Africa Report: Kenya, Conflicts at Uganda Anglican Conference

Commentary by Martyn Drakard

NAIROBI, KENYA, August 31, 2010 (LifeSiteNews.com) – Friday 27th August was a red-letter day for many, though not all Kenyans. In the most impressive show of might and the costliest celebration since Independence Day in December 1963, the new national constitution was promulgated.

The event was somewhat blighted, when Sudan’s president, Al-Bashir, one of the International Criminal Court’s (ICC) most wanted men for the “genocide” in Darfur, showed up, having snuck in through Nairobi’s second airport, Wilson, at the invitation of some of the ruling Coalition.

President Obama went hot and cold: hot at the dawning of Kenya’s “new era” with its liberal constitution opening the way, as many insightful critics see it, for gay unions and unbridled pornography, and cold with Bashir’s brazenness and nose-thumbing. As a signatory of the ICC, Kenya should have handed over Bashir not welcomed him with open arms.

The same day, 27th, was the closing day of a one-week conference in Entebbe, Uganda’s old capital on the shores of Lake Victoria, attended by 400 bishops of the Anglican Church throughout Africa, the Indian Ocean, Singapore and south-east Asia.

The Anglican primate, Rowan Williams, was present, which brought the issues of homosexuals, and women prelates, to the fore, ahead of a host of social problems ailing Africa. Archbishop Williams was under courteous and brotherly but persistent attack from the other delegates for his “gay” stand.

Uganda’s Anglican head, Archbishop Luke Orombi, compared Williams’s situation to the father of a house with stubborn kids (gays) who would not allow him to sit down peacefully and eat. “Homosexuality is evil, abnormal and unnatural, as per the Bible,” he said, “It is a culturally unacceptable practice, and although there is a lot of pressure, we cannot turn our hands to support it.”
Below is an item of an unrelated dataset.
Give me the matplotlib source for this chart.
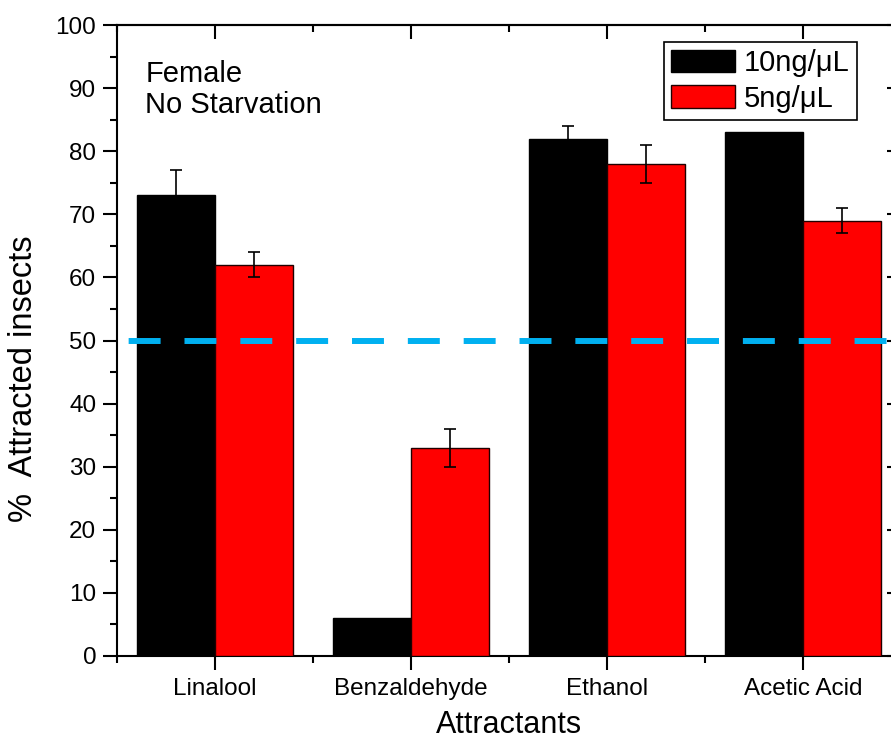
import matplotlib
matplotlib.use("Agg")
import matplotlib.pyplot as plt
import numpy as np
from matplotlib.ticker import MultipleLocator, FixedLocator
from matplotlib.patches import Patch

plt.rcParams["font.family"] = ["Liberation Sans", "DejaVu Sans"]

categories = ["Linalool", "Benzaldehyde", "Ethanol", "Acetic Acid"]
series_labels = ["10ng/\u03bcL", "5ng/\u03bcL"]
high_dose = [73, 6, 82, 83]
high_err = [4, 0, 2, 0]
low_dose = [62, 33, 78, 69]
low_err = [2, 3, 3, 2]
threshold = 50

W, H = 891, 744
fig = plt.figure(figsize=(W / 100, H / 100), dpi=100)
ax = fig.add_axes([117 / W, 88 / H, 784 / W, 631 / H])

x = np.arange(1, len(categories) + 1)
bw = 0.4
ax.bar(x - bw / 2, high_dose, bw, color="black", edgecolor="black", linewidth=1, zorder=2)
ax.bar(x + bw / 2, low_dose, bw, color="#ff0000", edgecolor="#200000", linewidth=1, zorder=3)

# error bars only where there is a spread
err_kw = dict(fmt="none", ecolor="black", elinewidth=1.2, capsize=4.5, capthick=1.2, zorder=4)
for xs, vals, errs in [(x - bw / 2, high_dose, high_err), (x + bw / 2, low_dose, low_err)]:
    keep = np.array(errs) > 0
    ax.errorbar(xs[keep], np.array(vals)[keep], yerr=np.array(errs)[keep], **err_kw)

ax.axhline(threshold, color="#00b0f0", linewidth=4.3, zorder=5,
           linestyle=(7.4, (5.35, 4.0)))

ax.set_xlim(0.5, 4.5)
ax.set_ylim(0, 100)
ax.set_xticks(x)
ax.set_xticklabels(categories)
ax.xaxis.set_minor_locator(FixedLocator(np.arange(0.5, 5, 1.0)))
ax.yaxis.set_major_locator(MultipleLocator(10))
ax.yaxis.set_minor_locator(MultipleLocator(5))

for sp in ax.spines.values():
    sp.set_linewidth(1.5)

ax.tick_params(which="major", direction="out", length=10, width=1.5, labelsize=17.5)
ax.tick_params(which="minor", direction="out", length=5, width=1.5)
ax.tick_params(axis="x", which="major", pad=6)
ax.tick_params(axis="y", which="major", pad=5)

# inward ticks on top and right like the Origin frame
sx = ax.secondary_xaxis("top")
sx.set_xticks(x)
sx.xaxis.set_minor_locator(FixedLocator(np.arange(0.5, 5, 1.0)))
sx.tick_params(which="major", direction="in", length=10, width=1.5, labeltop=False)
sx.tick_params(which="minor", direction="in", length=5, width=1.5)
sx.spines["top"].set_linewidth(1.5)

sy = ax.secondary_yaxis("right")
sy.yaxis.set_major_locator(MultipleLocator(10))
sy.yaxis.set_minor_locator(MultipleLocator(5))
sy.tick_params(which="major", direction="in", length=10, width=1.5, labelright=False)
sy.tick_params(which="minor", direction="in", length=5, width=1.5)
sy.spines["right"].set_linewidth(1.5)

ax.set_xlabel("Attractants", fontsize=22)
ax.xaxis.set_label_coords(0.5, -0.086)
ax.set_ylabel("%  Attracted insects", fontsize=23.5)
ax.yaxis.set_label_coords(-0.100, 0.439)

ax.text(0.036, 0.944, "Female\nNo Starvation", transform=ax.transAxes,
        fontsize=21, va="top", ha="left", linespacing=1.1)

handles = [Patch(facecolor="black", edgecolor="black"),
           Patch(facecolor="#ff0000", edgecolor="#200000")]
leg = ax.legend(handles, series_labels, loc="upper right",
                bbox_to_anchor=(857 / W, 1 - 42 / H), bbox_transform=fig.transFigure,
                borderaxespad=0, fontsize=21, handlelength=2.2, handleheight=0.8,
                handletextpad=0.3, labelspacing=0.25, borderpad=0.25,
                fancybox=False, framealpha=1)
leg.get_frame().set_edgecolor("black")
leg.get_frame().set_linewidth(1.2)

fig.savefig("out.png", dpi=100)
The Nigerian Anglican archbishop said it was a matter which takes precedence – an alien culture or biblical teachings? The provincial head of the church in the Indian Ocean said they could not afford to keep lurching from one crisis to the next; action has been taken to irrevocably shatter the Anglican Communion -which will have financial implications for the church in developing countries; and its existing structures have been unable to address the need for discipline.

The provincial heads said they were under attack by an imposed interpretation of Scripture and a foreign culture that has hindered the growth of an authentic church which could respond to the people.

At the opening session, the Ugandan Prime Minister, Apollo Nsibambi, echoed the same sentiments, to a standing ovation and the discomfort of Archbishop Williams and his aides.

Meanwhile, two days later in a published interview (Sunday Vision), the Ugandan Minister of Ethics and Integrity, Dr Nsaba Buturo, said his ministry is drafting a more specific bill to outlaw pornography. The new law will “heavily punish the architects and supporters of pornography”, which he blamed for increased cases of adultery, fornication, witchcraft, and other evils that affect families, educational institutions, stoked by the media houses that provide it, and which will need to tow the line.

Buturo’s crusading zeal reflects the same spirit as David Bahati’s anti-gay Bill, and is equally likely to bring down the ire of liberals everywhere.

While Kenya, or a minority of more vocal “libertarians” there, seems to be pulling in one direction, to the delight of many of similar ideas worldwide-one newspaper referred to Kenya as now joining the “superior democracies”- , more traditional and culturally aware Uganda wants to make sure it not only holds on to what it has, but consolidates it in law: an encouragement for those, the silent majority everywhere, who fear that this battle is already lost.